What you need to do:
Set down all of the entries word for word, omitting the images they contain.

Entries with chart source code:
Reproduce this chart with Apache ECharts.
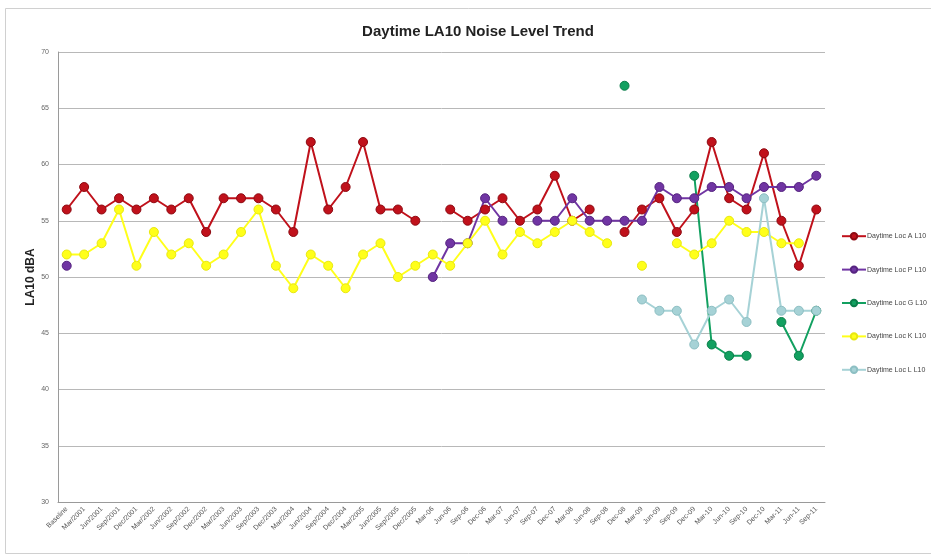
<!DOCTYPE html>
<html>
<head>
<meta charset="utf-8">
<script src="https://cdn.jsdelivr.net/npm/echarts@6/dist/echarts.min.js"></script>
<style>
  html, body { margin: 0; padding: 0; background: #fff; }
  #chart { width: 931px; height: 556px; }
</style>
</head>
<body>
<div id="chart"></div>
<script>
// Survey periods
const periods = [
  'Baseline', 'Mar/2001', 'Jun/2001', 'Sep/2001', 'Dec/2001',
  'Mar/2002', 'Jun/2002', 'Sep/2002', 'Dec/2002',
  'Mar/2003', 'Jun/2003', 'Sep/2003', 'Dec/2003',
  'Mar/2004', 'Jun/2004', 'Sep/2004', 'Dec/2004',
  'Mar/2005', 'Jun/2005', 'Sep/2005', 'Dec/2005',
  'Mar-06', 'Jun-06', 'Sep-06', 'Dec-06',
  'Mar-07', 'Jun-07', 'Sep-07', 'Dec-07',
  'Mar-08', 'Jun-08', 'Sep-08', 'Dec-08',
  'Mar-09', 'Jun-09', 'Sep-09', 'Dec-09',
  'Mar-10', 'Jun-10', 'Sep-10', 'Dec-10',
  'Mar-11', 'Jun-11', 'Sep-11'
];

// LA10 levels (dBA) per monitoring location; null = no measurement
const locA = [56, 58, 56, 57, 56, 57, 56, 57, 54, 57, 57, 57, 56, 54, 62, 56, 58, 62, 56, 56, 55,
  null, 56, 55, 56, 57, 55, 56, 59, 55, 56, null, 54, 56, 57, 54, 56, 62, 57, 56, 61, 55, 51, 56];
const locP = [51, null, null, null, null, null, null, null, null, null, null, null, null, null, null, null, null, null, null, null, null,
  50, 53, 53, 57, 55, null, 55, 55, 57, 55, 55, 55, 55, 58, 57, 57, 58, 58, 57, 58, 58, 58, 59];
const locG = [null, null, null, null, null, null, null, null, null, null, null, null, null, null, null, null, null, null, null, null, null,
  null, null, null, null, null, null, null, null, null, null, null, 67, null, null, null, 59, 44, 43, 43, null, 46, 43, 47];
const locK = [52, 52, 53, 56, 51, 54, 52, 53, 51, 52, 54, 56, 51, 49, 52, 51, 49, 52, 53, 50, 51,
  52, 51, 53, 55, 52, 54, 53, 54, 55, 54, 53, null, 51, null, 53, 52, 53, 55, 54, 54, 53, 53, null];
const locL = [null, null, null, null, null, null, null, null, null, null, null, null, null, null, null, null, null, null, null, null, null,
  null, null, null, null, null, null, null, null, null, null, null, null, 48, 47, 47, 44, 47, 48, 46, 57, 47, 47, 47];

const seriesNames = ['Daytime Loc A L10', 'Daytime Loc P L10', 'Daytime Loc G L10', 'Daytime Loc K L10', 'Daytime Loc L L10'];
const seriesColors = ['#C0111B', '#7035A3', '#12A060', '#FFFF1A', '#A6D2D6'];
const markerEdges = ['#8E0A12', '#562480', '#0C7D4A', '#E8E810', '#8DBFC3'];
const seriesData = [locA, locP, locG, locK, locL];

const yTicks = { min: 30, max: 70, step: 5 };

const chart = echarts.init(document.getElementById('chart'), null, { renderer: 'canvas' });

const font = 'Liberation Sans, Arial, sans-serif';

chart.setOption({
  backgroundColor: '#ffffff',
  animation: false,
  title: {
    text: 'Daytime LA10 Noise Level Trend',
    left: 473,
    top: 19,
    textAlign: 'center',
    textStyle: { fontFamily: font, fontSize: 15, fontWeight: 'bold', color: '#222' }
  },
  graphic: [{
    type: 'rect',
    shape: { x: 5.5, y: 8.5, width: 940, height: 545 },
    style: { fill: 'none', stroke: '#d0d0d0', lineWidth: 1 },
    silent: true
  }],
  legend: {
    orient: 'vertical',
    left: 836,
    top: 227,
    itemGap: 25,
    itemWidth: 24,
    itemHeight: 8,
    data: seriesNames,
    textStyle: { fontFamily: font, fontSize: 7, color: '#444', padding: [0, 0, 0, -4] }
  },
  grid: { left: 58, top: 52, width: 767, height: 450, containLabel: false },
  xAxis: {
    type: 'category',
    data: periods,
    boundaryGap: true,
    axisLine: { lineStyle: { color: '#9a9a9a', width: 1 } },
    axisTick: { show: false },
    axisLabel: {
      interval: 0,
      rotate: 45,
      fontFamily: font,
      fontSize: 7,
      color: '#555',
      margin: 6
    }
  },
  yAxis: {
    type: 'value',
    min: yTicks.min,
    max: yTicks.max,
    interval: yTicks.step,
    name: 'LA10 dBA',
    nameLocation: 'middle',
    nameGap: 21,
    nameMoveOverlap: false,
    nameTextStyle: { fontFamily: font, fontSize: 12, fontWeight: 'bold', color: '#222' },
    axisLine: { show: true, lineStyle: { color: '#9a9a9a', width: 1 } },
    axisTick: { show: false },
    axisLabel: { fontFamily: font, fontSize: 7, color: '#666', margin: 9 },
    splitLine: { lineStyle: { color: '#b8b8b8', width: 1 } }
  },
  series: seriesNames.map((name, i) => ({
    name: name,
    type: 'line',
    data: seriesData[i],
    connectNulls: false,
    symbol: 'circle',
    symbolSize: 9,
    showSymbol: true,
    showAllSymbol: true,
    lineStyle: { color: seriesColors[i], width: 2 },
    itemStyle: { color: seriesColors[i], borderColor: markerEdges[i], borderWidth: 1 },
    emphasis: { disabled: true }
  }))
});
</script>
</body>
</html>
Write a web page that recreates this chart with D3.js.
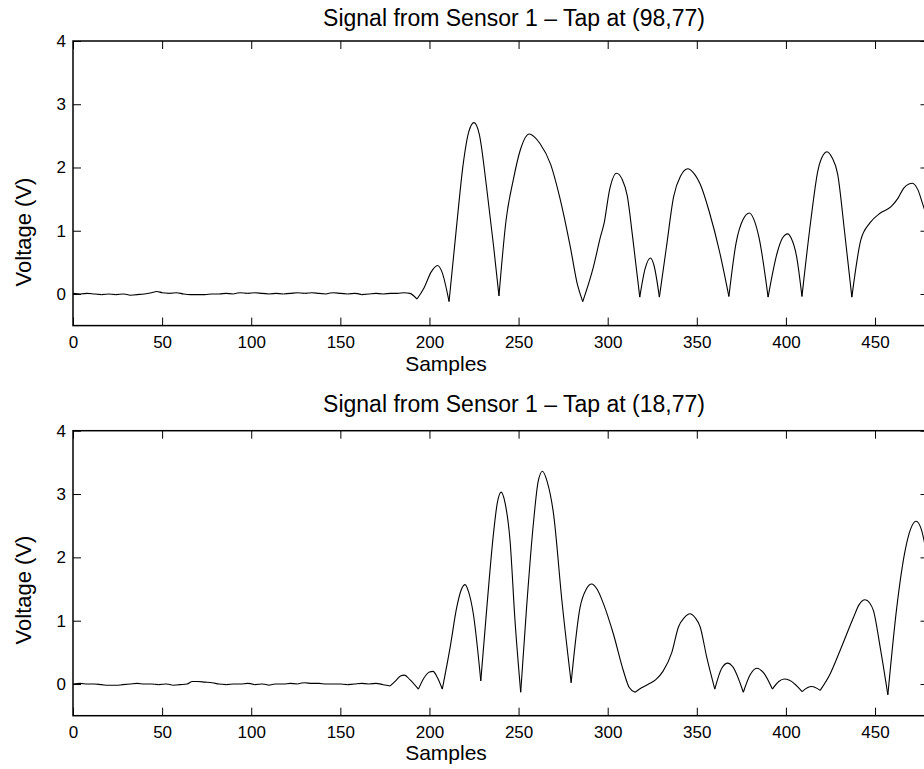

Expected answer:
Reproduce this chart with Apache ECharts.
<!DOCTYPE html>
<html>
<head>
<meta charset="utf-8">
<script src="https://cdn.jsdelivr.net/npm/echarts@6/dist/echarts.min.js"></script>
<style>
  html, body { margin: 0; padding: 0; background: #fff; }
  #chart { width: 931px; height: 556px; }
</style>
</head>
<body>
<div id="chart"></div>
<script>
// Survey periods
const periods = [
  'Baseline', 'Mar/2001', 'Jun/2001', 'Sep/2001', 'Dec/2001',
  'Mar/2002', 'Jun/2002', 'Sep/2002', 'Dec/2002',
  'Mar/2003', 'Jun/2003', 'Sep/2003', 'Dec/2003',
  'Mar/2004', 'Jun/2004', 'Sep/2004', 'Dec/2004',
  'Mar/2005', 'Jun/2005', 'Sep/2005', 'Dec/2005',
  'Mar-06', 'Jun-06', 'Sep-06', 'Dec-06',
  'Mar-07', 'Jun-07', 'Sep-07', 'Dec-07',
  'Mar-08', 'Jun-08', 'Sep-08', 'Dec-08',
  'Mar-09', 'Jun-09', 'Sep-09', 'Dec-09',
  'Mar-10', 'Jun-10', 'Sep-10', 'Dec-10',
  'Mar-11', 'Jun-11', 'Sep-11'
];

// LA10 levels (dBA) per monitoring location; null = no measurement
const locA = [56, 58, 56, 57, 56, 57, 56, 57, 54, 57, 57, 57, 56, 54, 62, 56, 58, 62, 56, 56, 55,
  null, 56, 55, 56, 57, 55, 56, 59, 55, 56, null, 54, 56, 57, 54, 56, 62, 57, 56, 61, 55, 51, 56];
const locP = [51, null, null, null, null, null, null, null, null, null, null, null, null, null, null, null, null, null, null, null, null,
  50, 53, 53, 57, 55, null, 55, 55, 57, 55, 55, 55, 55, 58, 57, 57, 58, 58, 57, 58, 58, 58, 59];
const locG = [null, null, null, null, null, null, null, null, null, null, null, null, null, null, null, null, null, null, null, null, null,
  null, null, null, null, null, null, null, null, null, null, null, 67, null, null, null, 59, 44, 43, 43, null, 46, 43, 47];
const locK = [52, 52, 53, 56, 51, 54, 52, 53, 51, 52, 54, 56, 51, 49, 52, 51, 49, 52, 53, 50, 51,
  52, 51, 53, 55, 52, 54, 53, 54, 55, 54, 53, null, 51, null, 53, 52, 53, 55, 54, 54, 53, 53, null];
const locL = [null, null, null, null, null, null, null, null, null, null, null, null, null, null, null, null, null, null, null, null, null,
  null, null, null, null, null, null, null, null, null, null, null, null, 48, 47, 47, 44, 47, 48, 46, 57, 47, 47, 47];

const seriesNames = ['Daytime Loc A L10', 'Daytime Loc P L10', 'Daytime Loc G L10', 'Daytime Loc K L10', 'Daytime Loc L L10'];
const seriesColors = ['#C0111B', '#7035A3', '#12A060', '#FFFF1A', '#A6D2D6'];
const markerEdges = ['#8E0A12', '#562480', '#0C7D4A', '#E8E810', '#8DBFC3'];
const seriesData = [locA, locP, locG, locK, locL];

const yTicks = { min: 30, max: 70, step: 5 };

const chart = echarts.init(document.getElementById('chart'), null, { renderer: 'canvas' });

const font = 'Liberation Sans, Arial, sans-serif';

chart.setOption({
  backgroundColor: '#ffffff',
  animation: false,
  title: {
    text: 'Daytime LA10 Noise Level Trend',
    left: 473,
    top: 19,
    textAlign: 'center',
    textStyle: { fontFamily: font, fontSize: 15, fontWeight: 'bold', color: '#222' }
  },
  graphic: [{
    type: 'rect',
    shape: { x: 5.5, y: 8.5, width: 940, height: 545 },
    style: { fill: 'none', stroke: '#d0d0d0', lineWidth: 1 },
    silent: true
  }],
  legend: {
    orient: 'vertical',
    left: 836,
    top: 227,
    itemGap: 25,
    itemWidth: 24,
    itemHeight: 8,
    data: seriesNames,
    textStyle: { fontFamily: font, fontSize: 7, color: '#444', padding: [0, 0, 0, -4] }
  },
  grid: { left: 58, top: 52, width: 767, height: 450, containLabel: false },
  xAxis: {
    type: 'category',
    data: periods,
    boundaryGap: true,
    axisLine: { lineStyle: { color: '#9a9a9a', width: 1 } },
    axisTick: { show: false },
    axisLabel: {
      interval: 0,
      rotate: 45,
      fontFamily: font,
      fontSize: 7,
      color: '#555',
      margin: 6
    }
  },
  yAxis: {
    type: 'value',
    min: yTicks.min,
    max: yTicks.max,
    interval: yTicks.step,
    name: 'LA10 dBA',
    nameLocation: 'middle',
    nameGap: 21,
    nameMoveOverlap: false,
    nameTextStyle: { fontFamily: font, fontSize: 12, fontWeight: 'bold', color: '#222' },
    axisLine: { show: true, lineStyle: { color: '#9a9a9a', width: 1 } },
    axisTick: { show: false },
    axisLabel: { fontFamily: font, fontSize: 7, color: '#666', margin: 9 },
    splitLine: { lineStyle: { color: '#b8b8b8', width: 1 } }
  },
  series: seriesNames.map((name, i) => ({
    name: name,
    type: 'line',
    data: seriesData[i],
    connectNulls: false,
    symbol: 'circle',
    symbolSize: 9,
    showSymbol: true,
    showAllSymbol: true,
    lineStyle: { color: seriesColors[i], width: 2 },
    itemStyle: { color: seriesColors[i], borderColor: markerEdges[i], borderWidth: 1 },
    emphasis: { disabled: true }
  }))
});
</script>
</body>
</html>
Write a web page that recreates this chart with D3.js.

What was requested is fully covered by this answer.